After such experience, we headed further south where we reached the island of Mansuar, and dove one of Dampier Strait s most biodiverse reef, the one that surrounds the jetty of Sawandarek, a local village. To start the dive, schooling Blue-lined and Spanish Flag Snappers along with Oriental and Diagonal Banded Sweetlips were seen. Next our groups could contemplate Wobbegong Shark, Hawksbill and Green Turtle, Broadclub Cuttlefish, Bargibanti Pygmy Seahorse, schooling Chevron Barracudas and batfish. All this not to mention the beautiful light effects happening on the jetty resulting of the rays of sun penetrating the water.
Back on board, we sailed the vessel towards the central part of the Strait, close to island of Mioskon, where we did the night dive. As usual, the divemasters pointed out a few interesting critters and camouflage masters to our guests, including Bobtail and Pygmy Squid, Hermit and Sponge Crabs and also some of our guests had the last opportunity to see the endemic Raja Ampat Walking Shark!
Once all were back on board and had showered, it was time for us to get together and had dinner. After dessert was finished, a presentation about Sea Turtles was given. It was all for the night and tonight we sleep around Mioskon.
Wednesday February 28th
Early in the morning we were still around Mioskon for our last day of diving in Raja Ampat. The first dive site was the island itself, renowned for the quantity and diversity of fish it hosts. Some of the highlights pointed out by the divemasters included Bubble Coral Shrimp, Orangutan Crab, Wobbegong Shark, Pontohi Pygmy Seahorse and nudibranchs, including the genus Nembrotha. The visibility, as it was for both dives, was at around 20 meters/66 feet.

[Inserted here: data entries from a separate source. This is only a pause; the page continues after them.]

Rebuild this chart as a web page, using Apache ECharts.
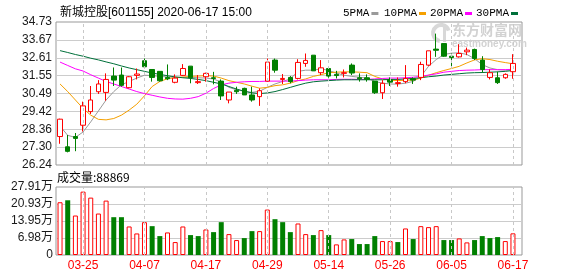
<!DOCTYPE html>
<html><head><meta charset="utf-8">
<script src="https://cdn.jsdelivr.net/npm/echarts@6/dist/echarts.min.js"></script>
<style>html,body{margin:0;padding:0;background:#fff}#c{width:578px;height:276px}</style>
</head><body><div id="c"></div><script>
const dates = ['03-20','03-23','03-24','03-25','03-26','03-27','03-30','03-31','04-01','04-02','04-03','04-07','04-08','04-09','04-10','04-13','04-14','04-15','04-16','04-17','04-20','04-21','04-22','04-23','04-24','04-27','04-28','04-29','04-30','05-06','05-07','05-08','05-11','05-12','05-13','05-14','05-15','05-18','05-19','05-20','05-21','05-22','05-25','05-26','05-27','05-28','05-29','06-01','06-02','06-03','06-04','06-05','06-08','06-09','06-10','06-11','06-12','06-15','06-16','06-17'];
const opens = [27.93,27.32,27.93,28.60,29.41,30.59,30.55,31.52,31.58,30.83,31.56,32.43,31.91,31.80,31.44,31.15,31.56,32.11,31.13,31.48,31.42,31.22,30.10,30.67,30.79,30.40,30.30,31.22,32.47,31.32,31.44,31.38,32.27,32.76,31.72,31.97,31.62,31.68,32.17,31.42,31.42,31.22,30.53,31.30,31.08,31.19,31.36,31.44,32.17,33.12,33.45,32.70,32.66,32.96,33.10,32.47,31.44,31.42,31.42,31.78];
const closes = [28.96,27.05,27.82,29.75,30.10,31.05,31.32,31.28,30.97,31.48,31.64,32.07,31.44,31.24,31.36,31.40,31.97,31.42,31.19,31.68,31.38,30.34,30.57,30.59,30.40,30.10,30.65,32.35,31.87,31.38,31.19,32.33,32.45,31.83,32.01,31.52,31.55,31.72,31.70,31.36,31.32,30.53,31.09,31.16,31.13,31.38,31.28,32.21,33.02,33.05,32.70,32.62,32.86,33.06,32.56,31.91,31.72,31.13,31.62,32.27];
const lows = [27.50,26.99,27.06,28.23,29.27,30.46,30.06,30.93,30.89,30.79,31.32,32.03,31.19,31.19,31.28,31.09,31.52,31.09,31.05,31.19,31.03,30.10,29.90,30.46,30.40,30.00,29.75,31.19,31.72,31.05,31.09,31.32,32.07,31.83,31.58,31.42,31.38,31.44,31.58,31.19,31.19,30.46,30.16,30.93,30.89,31.09,31.05,31.28,32.11,32.66,32.66,32.07,32.62,32.76,32.47,31.72,31.32,31.05,31.36,31.36];
const highs = [28.99,28.02,28.14,30.00,30.93,31.28,31.68,32.03,32.03,31.52,31.97,32.56,31.91,31.80,32.21,31.62,32.23,32.11,31.58,31.72,31.77,31.32,30.57,30.89,30.83,30.89,30.79,32.56,32.56,31.64,31.52,32.52,32.86,32.76,32.47,31.97,31.83,31.91,32.27,31.68,31.62,31.22,31.28,31.44,31.44,32.17,31.44,32.37,33.02,34.04,33.45,32.86,33.41,33.21,33.15,32.70,31.91,31.78,31.68,32.82];
const volumes = [216500,224600,162000,260000,235500,170200,223300,155200,155200,117100,88500,134800,118400,77600,92600,53100,117100,81700,77600,104800,93900,134800,85800,61300,69400,98000,98000,186500,147000,134800,93900,129300,85800,81700,102100,81700,43600,64000,65400,44900,44900,77600,57200,57200,53100,108900,65400,118400,114400,118400,61300,61300,68100,51700,61300,77600,69400,73500,57200,88869];
const ma5 = [28.55,28.00,27.88,28.20,28.80,29.45,30.10,30.60,31.00,31.20,31.40,31.57,31.55,31.50,31.47,31.45,31.44,31.44,31.42,31.40,31.35,31.15,30.85,30.70,30.62,30.55,30.62,30.85,31.05,31.20,31.35,31.80,31.87,31.87,31.95,31.85,31.70,31.57,31.50,31.45,31.40,31.20,31.10,31.05,31.04,31.10,31.20,31.50,32.10,32.50,32.80,32.88,32.90,32.80,32.55,32.20,32.00,31.90,31.87,31.87];
const ma10 = [31.05,30.60,30.10,29.60,29.20,28.95,28.92,29.00,29.20,29.50,29.85,30.35,30.90,31.20,31.36,31.42,31.46,31.50,31.52,31.55,31.52,31.40,31.25,31.15,31.05,30.92,30.80,30.85,30.95,31.00,31.10,31.25,31.35,31.50,31.60,31.72,31.75,31.77,31.77,31.75,31.72,31.50,31.35,31.27,31.25,31.27,31.28,31.40,31.57,31.72,31.85,31.97,32.10,32.30,32.48,32.55,32.50,32.40,32.32,32.25];
const ma20 = [32.35,32.15,31.95,31.82,31.60,31.40,31.20,31.05,30.90,30.75,30.60,30.48,30.38,30.28,30.20,30.16,30.15,30.20,30.30,30.50,30.78,31.00,31.10,31.15,31.18,31.20,31.20,31.22,31.22,31.22,31.22,31.25,31.28,31.30,31.30,31.30,31.32,31.33,31.33,31.32,31.32,31.35,31.38,31.40,31.40,31.42,31.45,31.50,31.58,31.65,31.75,31.80,31.85,31.87,31.88,31.90,31.90,31.90,31.90,31.92];
const ma30 = [33.03,32.92,32.80,32.70,32.58,32.48,32.36,32.25,32.12,32.00,31.90,31.80,31.70,31.62,31.54,31.47,31.42,31.38,31.32,31.25,31.15,31.05,30.90,30.75,30.62,30.52,30.48,30.52,30.60,30.72,30.85,30.98,31.10,31.18,31.22,31.25,31.28,31.30,31.30,31.30,31.30,31.30,31.30,31.32,31.32,31.35,31.38,31.42,31.48,31.52,31.58,31.62,31.66,31.70,31.72,31.73,31.75,31.77,31.80,31.85];
const priceTicks = ['26.24','27.30','28.36','29.42','30.49','31.55','32.61','33.67','34.73'];
const volTicks = ['0','6.98万','13.95万','20.93万','27.91万'];
const volMax = 279100;
const labelDates = ['03-25','04-07','04-17','04-29','05-14','05-26','06-05','06-17'];
const maNames = ['5PMA','10PMA','20PMA','30PMA'];
const maColors = ['#9a9a9a','#f5a000','#ff00ff','#00703a'];

const RED='#ff0000', GREEN='#008000';
const F = '"Liberation Sans","Noto Sans CJK SC",sans-serif';
const chart = echarts.init(document.getElementById('c'), null, {renderer:'canvas'});

const candleData = opens.map((o,i)=>[o, closes[i], lows[i], highs[i]]);
const volData = volumes.map((v,i)=>{
  const up = i===0 ? true : closes[i] >= closes[i-1];
  return {value:v, itemStyle: up ? {color:'#ffffff', borderColor:RED, borderWidth:1} : {color:GREEN, borderColor:GREEN, borderWidth:0}};
});
const vLines = labelDates.map(d=>({xAxis:d}));
const mkLine = {silent:true, symbol:['none','none'], label:{show:false}, animation:false,
  lineStyle:{color:'#c8c8c8', type:[3,3], width:1}, data:vLines};

const L=56.2, W=460.6;
const frameAxisY = (n, labels, margin) => ({
  type:'value', min:0, max:n, interval:1,
  axisLine:{show:false}, axisTick:{show:false},
  axisLabel:{margin:margin, color:'#1a1a1a', fontSize:12, fontFamily:F, formatter:(v)=>labels[Math.round(v)]},
  splitLine:{show:true, showMinLine:false, showMaxLine:false, lineStyle:{color:'#cccccc', width:1}}
});

const maSeries = [ma5,ma10,ma20,ma30].map((d,k)=>({
  name:maNames[k], type:'line', xAxisIndex:2, yAxisIndex:2, data:d, color:maColors[k],
  symbol:'none', showSymbol:false, lineStyle:{width:1, color:maColors[k]}, z:3
}));

const legendLefts = [338, 379, 425, 471];
const legends = maNames.map((n,k)=>({
  data:[n], left:legendLefts[k], top:3, align:'right', icon:'rect', itemWidth:7, itemHeight:3,
  textStyle:{fontSize:11, color:'#000', fontFamily:'"Liberation Mono",monospace', padding:[0,-3,0,0]}
}));

chart.setOption({
  animation:false,
  backgroundColor:'#ffffff',
  title:{text:'新城控股[601155] 2020-06-17 15:00', left:55, top:2,
    textStyle:{fontSize:12, fontWeight:'normal', color:'#000', fontFamily:F}},
  legend:legends,
  graphic:[
    {type:'arc', z:0, shape:{cx:441, cy:33, r:8, startAngle:Math.PI*0.55, endAngle:Math.PI*1.9}, style:{stroke:'#d8d8d8', lineWidth:4, fill:null}},
    {type:'rect', z:0, shape:{x:443, y:24, width:3, height:18}, style:{fill:'#d8d8d8'}},
    {type:'text', left:452, top:23, z:0, style:{text:'东方财富网', fontSize:14, fontWeight:'bold', fill:'#d2d2d2', fontFamily:'"Noto Sans CJK SC",sans-serif'}},
    {type:'text', left:452, top:39, z:0, style:{text:'eastmoney.com', fontSize:10, fontWeight:'bold', fill:'#d2d2d2', fontFamily:F}},
    {type:'text', left:57, top:171, style:{text:'成交量:' + volumes[volumes.length-1], fontSize:12, fill:'#000', fontFamily:'"Noto Sans CJK SC",sans-serif'}}
  ],
  grid:[
    {left:56, right:56, top:22, height:143, show:true, borderColor:'#999999', borderWidth:1, backgroundColor:'transparent'},
    {left:56, right:56, top:187, height:68, show:true, borderColor:'#999999', borderWidth:1, backgroundColor:'transparent'},
    {left:L, width:W, top:22, height:143},
    {left:L, width:W, top:187, height:68}
  ],
  xAxis:[
    {type:'value', gridIndex:0, min:0, max:1, show:false},
    {type:'value', gridIndex:1, min:0, max:1, show:false},
    {type:'category', gridIndex:2, data:dates, boundaryGap:true, show:false},
    {type:'category', gridIndex:3, data:dates, boundaryGap:true,
      axisLine:{show:false}, axisTick:{show:false}, splitLine:{show:false},
      axisLabel:{interval:(i)=>labelDates.indexOf(dates[i])>=0, color:'#ff0000', fontSize:12, margin:5, fontFamily:F}}
  ],
  yAxis:[
    Object.assign({gridIndex:0}, frameAxisY(priceTicks.length-1, priceTicks, 4)),
    Object.assign({gridIndex:1}, frameAxisY(volTicks.length-1, volTicks, 3)),
    {type:'value', gridIndex:2, min:parseFloat(priceTicks[0]), max:parseFloat(priceTicks[priceTicks.length-1]), show:false, scale:true},
    {type:'value', gridIndex:3, min:0, max:volMax, show:false}
  ],
  series:[
    {type:'candlestick', name:'K', xAxisIndex:2, yAxisIndex:2, data:candleData, barWidth:5, z:4,
      itemStyle:{color:'#ffffff', color0:GREEN, borderColor:RED, borderColor0:GREEN, borderWidth:1},
      markLine:mkLine},
    ...maSeries,
    {type:'bar', name:'VOL', xAxisIndex:3, yAxisIndex:3, data:volData, barWidth:5, z:4, markLine:mkLine}
  ]
});
</script></body></html>
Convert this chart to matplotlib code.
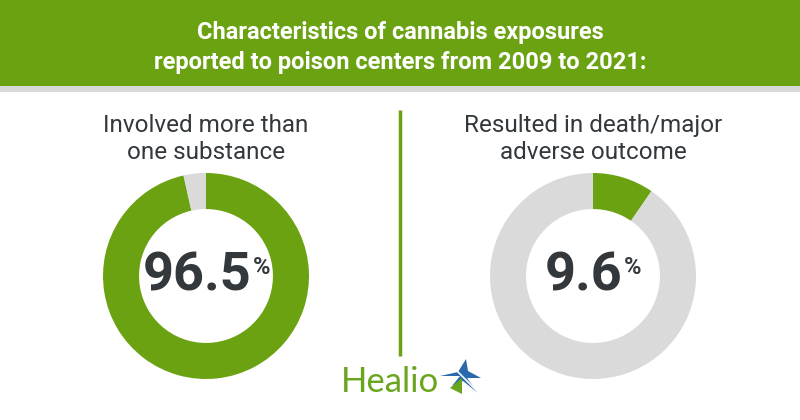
"""
大麻曝露の特徴 — 中毒センター報告 (2009-2021) のドーナツ図
"""

import matplotlib
matplotlib.use('Agg')
import matplotlib.pyplot as plt
from matplotlib.patches import Rectangle, Polygon

# データ
TITLE_LINES = ["Characteristics of cannabis exposures",
               "reported to poison centers from 2009 to 2021:"]
LABELS = ["Involved more than\none substance",
          "Resulted in death/major\nadverse outcome"]
PERCENTS = [96.5, 9.6]
PERCENT_TEXT = ["96.5", "9.6"]

GREEN = "#6ba212"
GRAY = "#dadada"
DARK = "#33383c"

plt.rcParams['font.family'] = ['Roboto', 'DejaVu Sans']

W, H = 800, 420
fig = plt.figure(figsize=(8, 4.2), dpi=100)
bg = fig.add_axes([0, 0, 1, 1])
bg.set_xlim(0, W)
bg.set_ylim(H, 0)
bg.axis('off')

# ヘッダー
bg.add_patch(Rectangle((0, 0), W, 86, color=GREEN, lw=0))
bg.add_patch(Rectangle((0, 86), W, 6, color="#d9d9d9", lw=0))
for i, line in enumerate(TITLE_LINES):
    bg.text(W / 2, 33 + i * 29, line, color="white", fontsize=17,
            fontweight='bold', ha='center', va='center')

# 区切り線
bg.plot([400, 400], [110, 356], color=GREEN, lw=2.5, solid_capstyle='butt')

renderer = fig.canvas.get_renderer()

# ドーナツ
centers = [(206, 276), (593, 276)]
R = 103
for (cx, cy), pct, txt, label in zip(centers, PERCENTS, PERCENT_TEXT, LABELS):
    bg.text(cx, 139, label, color=DARK, fontsize=17.5, ha='center',
            va='center', linespacing=1.2)
    ax = fig.add_axes([(cx - R) / W, (H - cy - R) / H, 2 * R / W, 2 * R / H])
    ax.pie([pct, 100 - pct], colors=[GREEN, GRAY], startangle=90,
           counterclock=False, radius=1,
           wedgeprops=dict(width=0.35, linewidth=0))
    ax.set_xlim(-1, 1)
    ax.set_ylim(-1, 1)
    ax.axis('off')
    t = bg.text(cx - 9, cy, txt, color=DARK, fontsize=39, fontweight='bold',
                ha='center', va='center')
    # パーセント記号は数字の右上に
    bb = t.get_window_extent(renderer)
    bg.text(bb.x1 + 1, cy - 9, "%", color=DARK, fontsize=17,
            fontweight='bold', ha='left', va='center')

# Healio ロゴ
bg.text(341, 382, "Healio", color="#6aa51e", fontsize=25, ha='left',
        va='center', family=['Lato', 'DejaVu Sans'])
star = [(440, 376), (458, 372), (466, 359), (468, 371), (481, 378),
        (467, 378), (478, 393), (463, 381), (452, 386), (460, 376)]
bg.add_patch(Polygon(star, closed=True, color="#2a6aac", lw=0))
bg.add_patch(Polygon([(450, 388), (462, 378), (462, 394)], closed=True,
                     color="#6aa51e", lw=0))
bg.plot([452, 478], [366, 392], color="white", lw=1.2)

fig.savefig("out.png", dpi=100)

The second and last dive was in a seamount named Blue Magic, another well-known dive site of the archipelago. Some of the highlights seen included schooling Big-Eye Jacks, pelagic like Spanish Mackerel, Oceanic Triggerfish, Dogtooth Tuna and Grey Reef Shark, schooling cardinalfish and squirrelfish, as well as some critters like Tasseled Scorpionfish and Crocodile Flathead. A great, great way to finish the trip!
When the last group returned the crew started taking care of rinsing and hanging everyone s equipment while we got together in the salon for lunch. After the meal we shared the video prepared along the last ten days, with marine life highlights as well as some images of our guests diving and on board. Following the video was time for the boutique to open so the ones who wanted could take a souvenir home.
The afternoon came for a good rest before we got together for the farewell party, when the crew played a bit more music to our guests. It was also an opportunity for us to thank all for the visit and distribute some awards!
One of the congratulated was Li Nan, who completed her SSI Enriched Air Nitrox course on board. Cheers! Sophie and Guan were also reminded for completing their 200th dive on board the Raja Ampat Aggressor!
Li Nan, Sunny, Rui, Wu, Mojo, AJ, Guan, Dylan and Sophie were the ones who completed all the 33 dives available on this cruise to become our Aggressor Iron Divers! Congratulations!!!
Sunset came as we were on our way to Sorong. After it we had an earlier dinner which was followed by a detailed explanation of the check-out procedure. Finally, we all watched a slideshow with some of the pictures taken by our guests on the last ten days and could already start sharing some memories from this lovely trip. It was also our last activity and most guests decided to rest in face of the long journey waiting tomorrow.
Thursday March 1st
On the scheduled time the crew was waiting on the sun deck in order to bid their farewells to our guests. It was a wholeheartedly pleasure to have this group on board and we wish all a safe journey back home. Hope to see you guys back on board! Happy Bubbles!!!